> Very unlikely to me that this design would have comparable "raw" performance to a design that implements something closer to tomasulo's algorithm.
The point appears to be losing maybe a few percent (5%-7%) of performance, in exchange for saving tens of percent of energy consumption.
> The assumption that the latency of a load will be a l1 hit is a load bearing abstraction
That's just the initial assumption, that load results will appear 4 cycles after the load is started. If it gets to that +4 time and the result has not appeared then it looks for a empty execution slot starting another 14 cycles along (+18 in total) for a possible L2 cache return.
The original slot result is marked as "poison" so if any instruction is reached that depends on it, it will also be moved further along the RoB and it's original slot marked as poison, and so on.

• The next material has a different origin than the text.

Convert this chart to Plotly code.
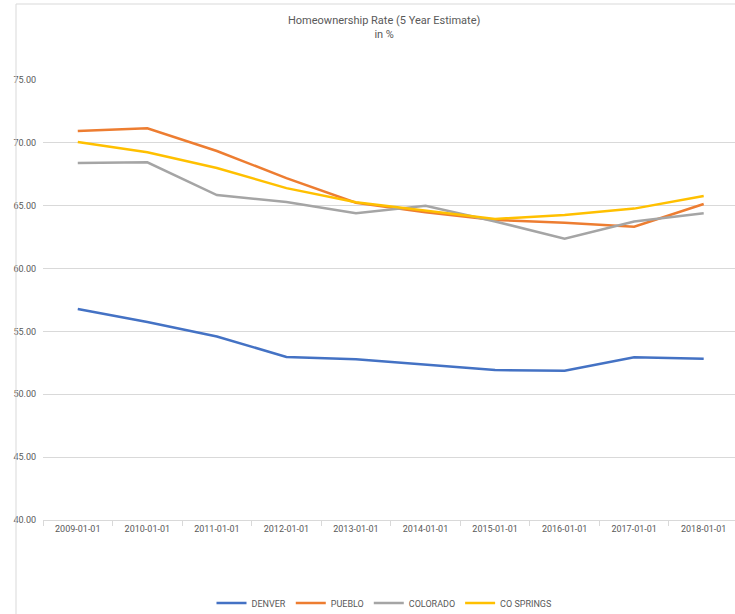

If the dependent instruction was originally at least 18 cycles along from the load being issued then I think it will just pick up the result of the L2 hit (if that happens), and not have to be moved.

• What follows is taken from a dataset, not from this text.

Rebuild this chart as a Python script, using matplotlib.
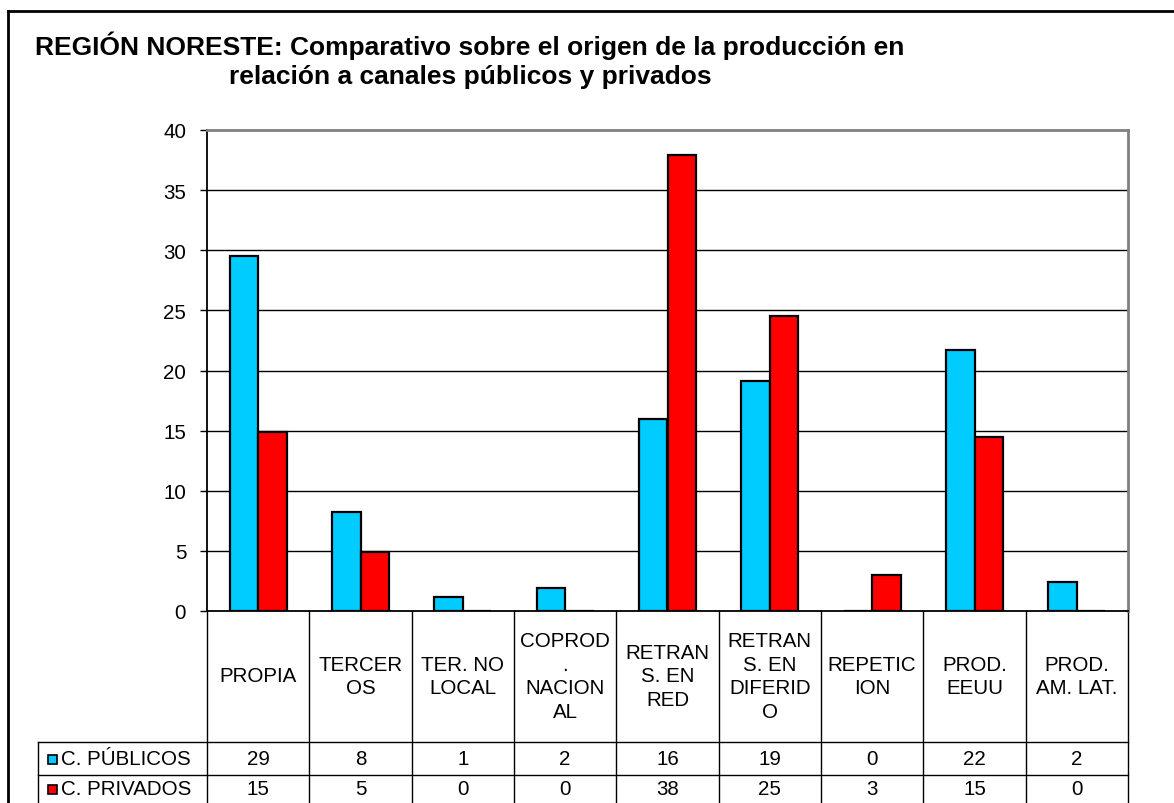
import matplotlib.pyplot as plt
import matplotlib.transforms as mtransforms
from matplotlib.lines import Line2D
from matplotlib.patches import Rectangle
import numpy as np

plt.rcParams['font.family'] = ['Liberation Sans', 'DejaVu Sans']

W, H = 1174, 804  # figure size in pixels

# data
categorias = ["PROPIA", "TERCER\nOS", "TER. NO\nLOCAL", "COPROD\n.\nNACION\nAL",
              "RETRAN\nS. EN\nRED", "RETRAN\nS. EN\nDIFERID\nO", "REPETIC\nION",
              "PROD.\nEEUU", "PROD.\nAM. LAT."]
publicos = [29.5, 8.2, 1.2, 1.9, 16.0, 19.1, 0.0, 21.7, 2.4]
privados = [14.9, 4.9, 0.0, 0.0, 37.9, 24.5, 3.0, 14.5, 0.0]
tabla_publicos = ["29", "8", "1", "2", "16", "19", "0", "22", "2"]
tabla_privados = ["15", "5", "0", "0", "38", "25", "3", "15", "0"]
series = ["C. PÚBLICOS", "C. PRIVADOS"]
colores = ["#00CCFF", "#FF0000"]

FS = 14.8  # table / tick text size


def fx(px):
    return px / W


def fy(py):
    return 1 - py / H


fig = plt.figure(figsize=(W / 100, H / 100), dpi=100)

# plot area in pixels: x 207..1128, y 131..612
ax = fig.add_axes([fx(207), fy(612), fx(1128 - 207), (612 - 131) / H])

x = np.arange(len(categorias))
bw = 0.28
ax.bar(x - bw / 2, publicos, bw, color=colores[0], edgecolor='black', linewidth=1.6, zorder=3)
ax.bar(x + bw / 2, privados, bw, color=colores[1], edgecolor='black', linewidth=1.6, zorder=3)

ax.set_xlim(-0.5, len(categorias) - 0.5)
ax.set_ylim(0, 40)
ax.set_yticks(range(0, 41, 5))
ax.set_xticks([])
for v in range(5, 40, 5):
    ax.axhline(v, color='black', linewidth=1.0, zorder=1)

ax.spines['top'].set_color('#808080')
ax.spines['right'].set_color('#808080')
ax.spines['top'].set_linewidth(2)
ax.spines['right'].set_linewidth(2)
ax.spines['left'].set_linewidth(1.3)
ax.spines['bottom'].set_linewidth(1.3)
ax.tick_params(axis='y', length=5, width=1, labelsize=FS, pad=10)

# title
fig.text(fx(470), fy(60), "REGIÓN NORESTE: Comparativo sobre el origen de la producción en\n"
         "relación a canales públicos y privados",
         ha='center', va='center', fontsize=19, fontweight='bold', linespacing=1.25)

# data table under the chart
trans = mtransforms.blended_transform_factory(ax.transData, fig.transFigure)
y_top, y_head, y_r1, y_bot = 612, 743, 776, 810
lw_t = 1.0
for b in np.arange(-0.5, len(categorias), 1.0):
    ax.add_line(Line2D([b, b], [fy(y_top), fy(y_bot)], transform=trans,
                       color='black', linewidth=lw_t, clip_on=False))
for yy in (y_head, y_r1):
    fig.add_artist(Line2D([fx(38), fx(1128)], [fy(yy), fy(yy)], color='black', linewidth=lw_t))
fig.add_artist(Line2D([fx(38), fx(38)], [fy(y_head), fy(y_bot)], color='black', linewidth=lw_t))

for i, cat in enumerate(categorias):
    ax.text(i, fy(677), cat, transform=trans, ha='center', va='center',
            fontsize=FS, linespacing=1.3)
    ax.text(i, fy((y_head + y_r1) / 2), tabla_publicos[i], transform=trans,
            ha='center', va='center', fontsize=FS)
    ax.text(i, fy(y_r1 + 14), tabla_privados[i], transform=trans,
            ha='center', va='center', fontsize=FS)

for k, (nombre, col) in enumerate(zip(series, colores)):
    yc = (y_head + y_r1) / 2 if k == 0 else y_r1 + 14
    fig.add_artist(Rectangle((fx(48), fy(yc + 5)), fx(9), 9 / H, facecolor=col,
                             edgecolor='black', linewidth=1.2))
    fig.text(fx(61), fy(yc), nombre, ha='left', va='center', fontsize=FS)

# outer frame
fig.add_artist(Line2D([fx(8), fx(W)], [fy(12), fy(12)], color='black', linewidth=2))
fig.add_artist(Line2D([fx(8), fx(8)], [fy(12), fy(H)], color='black', linewidth=2))

fig.savefig("out.png", dpi=100)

If L2 also misses and the result still has not been returned when you get to the moved instruction, a spare execution slot will again be searched for starting at another 20 cycles along (+38 in total), in preparation for an L3 hit.

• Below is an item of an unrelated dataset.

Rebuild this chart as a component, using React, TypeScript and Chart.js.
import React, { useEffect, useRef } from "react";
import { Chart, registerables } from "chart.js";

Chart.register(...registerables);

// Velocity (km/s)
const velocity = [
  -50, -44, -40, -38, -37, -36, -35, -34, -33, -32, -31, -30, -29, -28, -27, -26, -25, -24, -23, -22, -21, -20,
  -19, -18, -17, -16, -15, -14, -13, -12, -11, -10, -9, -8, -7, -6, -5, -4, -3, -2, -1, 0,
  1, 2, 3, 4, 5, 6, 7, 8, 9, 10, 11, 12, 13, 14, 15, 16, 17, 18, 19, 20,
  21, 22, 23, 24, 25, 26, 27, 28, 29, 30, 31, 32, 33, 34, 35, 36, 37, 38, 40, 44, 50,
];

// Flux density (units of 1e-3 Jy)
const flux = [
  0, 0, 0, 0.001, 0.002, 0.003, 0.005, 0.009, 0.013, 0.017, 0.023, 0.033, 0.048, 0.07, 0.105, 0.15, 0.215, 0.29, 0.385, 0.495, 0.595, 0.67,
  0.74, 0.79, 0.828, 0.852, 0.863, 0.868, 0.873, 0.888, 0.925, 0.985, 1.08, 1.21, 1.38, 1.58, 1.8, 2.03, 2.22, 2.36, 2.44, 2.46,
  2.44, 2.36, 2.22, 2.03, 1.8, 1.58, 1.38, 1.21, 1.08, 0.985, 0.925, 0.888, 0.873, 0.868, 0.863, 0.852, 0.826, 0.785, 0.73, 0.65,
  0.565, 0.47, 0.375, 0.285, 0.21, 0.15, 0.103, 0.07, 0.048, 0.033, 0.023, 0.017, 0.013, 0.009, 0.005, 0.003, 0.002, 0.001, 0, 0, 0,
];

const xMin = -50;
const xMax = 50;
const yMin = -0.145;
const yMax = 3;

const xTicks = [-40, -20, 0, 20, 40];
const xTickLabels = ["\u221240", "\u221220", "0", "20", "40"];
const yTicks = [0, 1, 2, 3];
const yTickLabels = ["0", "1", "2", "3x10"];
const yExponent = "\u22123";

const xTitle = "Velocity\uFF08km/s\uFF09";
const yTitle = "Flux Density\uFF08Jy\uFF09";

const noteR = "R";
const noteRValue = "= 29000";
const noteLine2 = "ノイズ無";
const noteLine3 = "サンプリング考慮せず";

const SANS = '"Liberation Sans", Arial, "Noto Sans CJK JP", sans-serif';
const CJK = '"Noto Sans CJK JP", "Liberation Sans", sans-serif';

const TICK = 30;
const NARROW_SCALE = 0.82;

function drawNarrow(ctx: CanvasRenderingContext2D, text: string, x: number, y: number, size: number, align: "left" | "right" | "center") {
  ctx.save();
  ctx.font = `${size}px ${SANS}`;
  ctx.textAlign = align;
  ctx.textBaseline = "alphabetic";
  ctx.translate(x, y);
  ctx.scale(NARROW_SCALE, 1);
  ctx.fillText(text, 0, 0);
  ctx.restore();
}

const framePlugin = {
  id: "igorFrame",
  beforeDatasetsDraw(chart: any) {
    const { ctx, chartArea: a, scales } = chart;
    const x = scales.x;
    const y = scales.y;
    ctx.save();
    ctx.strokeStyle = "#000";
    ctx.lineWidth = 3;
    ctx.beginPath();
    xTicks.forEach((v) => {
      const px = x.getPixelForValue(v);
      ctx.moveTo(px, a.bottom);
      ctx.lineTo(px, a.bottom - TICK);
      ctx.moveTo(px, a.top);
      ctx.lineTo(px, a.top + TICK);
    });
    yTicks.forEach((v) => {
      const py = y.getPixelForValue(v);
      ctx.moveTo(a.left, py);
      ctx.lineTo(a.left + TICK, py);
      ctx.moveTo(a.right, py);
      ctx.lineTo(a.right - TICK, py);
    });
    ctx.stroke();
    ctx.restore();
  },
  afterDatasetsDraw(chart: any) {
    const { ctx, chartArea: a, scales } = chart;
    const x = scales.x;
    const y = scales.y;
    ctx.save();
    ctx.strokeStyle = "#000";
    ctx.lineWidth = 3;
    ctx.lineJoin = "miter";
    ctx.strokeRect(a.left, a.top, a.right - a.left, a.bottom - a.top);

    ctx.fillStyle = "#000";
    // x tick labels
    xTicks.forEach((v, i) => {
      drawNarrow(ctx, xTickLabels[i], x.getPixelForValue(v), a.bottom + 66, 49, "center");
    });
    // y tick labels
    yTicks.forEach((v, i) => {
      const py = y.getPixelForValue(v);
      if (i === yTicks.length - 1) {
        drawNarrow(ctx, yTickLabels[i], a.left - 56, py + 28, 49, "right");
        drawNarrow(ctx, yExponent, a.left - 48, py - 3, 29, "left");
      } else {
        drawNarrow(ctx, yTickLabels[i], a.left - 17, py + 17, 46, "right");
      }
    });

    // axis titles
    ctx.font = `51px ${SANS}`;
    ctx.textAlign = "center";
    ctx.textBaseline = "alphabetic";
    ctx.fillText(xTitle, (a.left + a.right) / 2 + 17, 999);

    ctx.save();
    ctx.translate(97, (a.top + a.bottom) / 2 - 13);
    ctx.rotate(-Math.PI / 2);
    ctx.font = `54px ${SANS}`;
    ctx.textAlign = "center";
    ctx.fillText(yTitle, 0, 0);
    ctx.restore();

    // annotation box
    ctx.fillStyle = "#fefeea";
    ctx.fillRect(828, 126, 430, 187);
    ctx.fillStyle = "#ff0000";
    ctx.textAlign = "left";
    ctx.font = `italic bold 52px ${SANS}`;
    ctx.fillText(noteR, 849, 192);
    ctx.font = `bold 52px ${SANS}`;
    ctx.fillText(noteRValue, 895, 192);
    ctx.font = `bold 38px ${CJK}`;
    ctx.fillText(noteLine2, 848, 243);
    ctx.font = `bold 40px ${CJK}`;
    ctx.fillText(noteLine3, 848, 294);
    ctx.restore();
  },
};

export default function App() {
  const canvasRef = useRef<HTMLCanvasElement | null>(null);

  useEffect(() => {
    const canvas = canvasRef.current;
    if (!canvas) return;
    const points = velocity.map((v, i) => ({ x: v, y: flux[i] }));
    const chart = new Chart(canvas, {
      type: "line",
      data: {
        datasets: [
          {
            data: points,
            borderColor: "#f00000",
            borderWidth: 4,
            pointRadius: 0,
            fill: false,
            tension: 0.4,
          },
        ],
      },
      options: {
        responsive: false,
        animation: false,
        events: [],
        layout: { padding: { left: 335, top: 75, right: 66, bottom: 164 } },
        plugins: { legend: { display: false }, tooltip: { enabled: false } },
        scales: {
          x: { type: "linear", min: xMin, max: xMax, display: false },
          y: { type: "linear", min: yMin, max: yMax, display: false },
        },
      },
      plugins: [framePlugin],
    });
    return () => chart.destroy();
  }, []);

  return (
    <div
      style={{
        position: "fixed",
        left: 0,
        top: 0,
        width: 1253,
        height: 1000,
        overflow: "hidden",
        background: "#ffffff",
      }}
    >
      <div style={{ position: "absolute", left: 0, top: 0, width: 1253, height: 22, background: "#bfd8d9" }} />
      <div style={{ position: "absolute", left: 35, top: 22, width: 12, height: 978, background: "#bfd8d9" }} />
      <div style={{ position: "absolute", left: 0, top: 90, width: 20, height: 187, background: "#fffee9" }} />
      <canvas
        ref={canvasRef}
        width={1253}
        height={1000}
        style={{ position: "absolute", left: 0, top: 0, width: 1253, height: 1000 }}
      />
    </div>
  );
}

The article says when searching for an empty slot only a maximum of 8 cycles worth of slots are searched. The article doesn't say what happens if there are no empty execution slots within that 8 cycle window. I suspect the instruction just gets moved right to the end, where all slots are empty.
It also doesn't say what happens if the load doesn't hit in L3. As the main memory latency is under control of the SoC vendor and/or the main board or system integrator (for sure not Condor), I suspect that L3 misses are also moved to the very end.